The Storage Networking Industry Association has established the Common RAID Disk Data Format (DDF) specification to define how data should be distributed across disks in a RAID device. This regulation was instituted to promote interoperability among various RAID vendors.
How RAID works
A typical RAID array uses multiple disks that the server operating system views as a single device so it can provide more storage capacity than a single disk. Sequential data is either duplicated or distributed across the disk array so that the data (either in part or whole) is preserved if one disk fails. The specific RAID scheme depends on the priority at hand, be it reliability, availability, performance, or scalability. RAID schemes are also called levels.
RAID offers the option of reading or writing to more than one disk at the same time either by mirroring or striping in order to improve performance. With disk striping, the data is distributed across disks and not duplicated. Some of the data may be lost if one disk fails, but unaffected disks will maintain their allocated data. Conversely, data mirroring duplicates data across multiple disks, so an exact copy can be retrieved if on disk fails.
A RAID array can be pre-built into hardware by a storage vendor, set up using a RAID controller, or configured with software RAID and server resources. The first option is generally the most expensive but also the most powerful; they typically include two RAID controllers and a group of disks in their own housing, so they’re ideal for enterprise storage solutions. Software RAID, on the other hand, is usually more cost-effective but relies on the system’s CPU and can slow down other applications.
Standard RAID Levels
RAID devices use many different architectures, called levels, depending on the desired balance between performance and fault tolerance. RAID levels describe how data is distributed across the drives. Standard RAID levels include the following:
- Level 0 (striped disk array without fault tolerance): Level 0 provides data striping but no redundancy. This improves performance but does not deliver fault tolerance, meaning all data is lost if one drive fails.
- Level 1 (mirroring and duplexing): Level 1 provides disk mirroring. It offers twice the read transaction rate and the same write transaction rate of single disks.
- Level 2 (error-correcting coding): Not a typical implementation and rarely used, Level 2 stripes data at the bit level rather than the block level.
- Level 3 (bit-interleaved parity): Level 3 provides byte-level striping with a dedicated parity disk. It cannot service simultaneous multiple requests, so it also is rarely used.
- Level 4 (dedicated parity drive): A commonly used implementation of RAID, Level 4 provides block-level striping (like Level 0) with a parity disk. If a data disk fails, the parity data is used to create a replacement disk. A disadvantage to Level 4 is that the parity disk can create write bottlenecks.
- Level 5 (block interleaved distributed parity): Level 5 provides data striping at the byte level and also stripe error correction information. This results in excellent performance and good fault tolerance.
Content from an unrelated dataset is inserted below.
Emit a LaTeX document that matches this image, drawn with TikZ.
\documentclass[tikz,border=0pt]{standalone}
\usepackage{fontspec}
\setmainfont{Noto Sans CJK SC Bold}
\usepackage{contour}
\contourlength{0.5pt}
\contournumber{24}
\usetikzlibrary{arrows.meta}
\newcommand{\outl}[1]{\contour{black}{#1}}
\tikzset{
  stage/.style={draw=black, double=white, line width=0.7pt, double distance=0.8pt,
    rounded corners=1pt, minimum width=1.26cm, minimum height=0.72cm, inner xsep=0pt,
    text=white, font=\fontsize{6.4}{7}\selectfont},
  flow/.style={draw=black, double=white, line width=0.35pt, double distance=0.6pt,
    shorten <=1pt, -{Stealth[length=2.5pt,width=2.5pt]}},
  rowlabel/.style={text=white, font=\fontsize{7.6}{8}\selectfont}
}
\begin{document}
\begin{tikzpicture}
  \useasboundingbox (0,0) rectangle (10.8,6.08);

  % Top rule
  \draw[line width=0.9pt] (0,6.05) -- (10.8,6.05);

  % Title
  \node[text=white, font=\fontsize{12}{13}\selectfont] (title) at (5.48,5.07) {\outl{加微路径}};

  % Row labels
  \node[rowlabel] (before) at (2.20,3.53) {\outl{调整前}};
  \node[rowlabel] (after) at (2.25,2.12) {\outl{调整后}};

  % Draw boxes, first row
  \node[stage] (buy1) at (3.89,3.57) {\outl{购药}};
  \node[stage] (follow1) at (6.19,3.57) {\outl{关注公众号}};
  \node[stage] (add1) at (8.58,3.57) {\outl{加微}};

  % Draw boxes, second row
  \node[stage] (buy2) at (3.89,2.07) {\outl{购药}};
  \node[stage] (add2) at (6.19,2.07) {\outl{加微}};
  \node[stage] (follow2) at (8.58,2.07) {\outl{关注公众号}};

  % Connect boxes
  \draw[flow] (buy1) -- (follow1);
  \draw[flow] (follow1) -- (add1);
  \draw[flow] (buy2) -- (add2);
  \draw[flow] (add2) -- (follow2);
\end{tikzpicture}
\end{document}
Level 5 is one of the most popular implementations of RAID and is patented by IBM.
- Level 6 (independent data disks with double parity): Level 6 provides block-level striping with parity data distributed across all disks.
- Level 10 (a stripe of mirrors): Level 10 creates multiple RAID 1 mirrors and an umbrella RAID 0 stripe.
Non-Standard RAID Levels
Some devices use more than one level in a hybrid or nested arrangement, and some vendors also offer non-standard proprietary RAID levels. Examples of non-standard RAID levels include the following:
- Level 0+1 (a mirror of stripes): In this level, two RAID 0 stripes and an umbrella RAID 1 mirror are created. Level 0+1 is used for both replicating and sharing data among disks.
- Level 7: Level 7 is a trademark of Storage Computer Corporation that adds caching to Levels 3 or 4.
- RAID 1E: RAID 1E is a RAID 1 implementation with more than two disks. Data striping is combined with mirroring each written stripe to one of the remaining disks in the array.
- RAID S: Also called Parity RAID, RAID S is EMC Corporation’s proprietary striped parity RAID system used in its Symmetrix storage systems.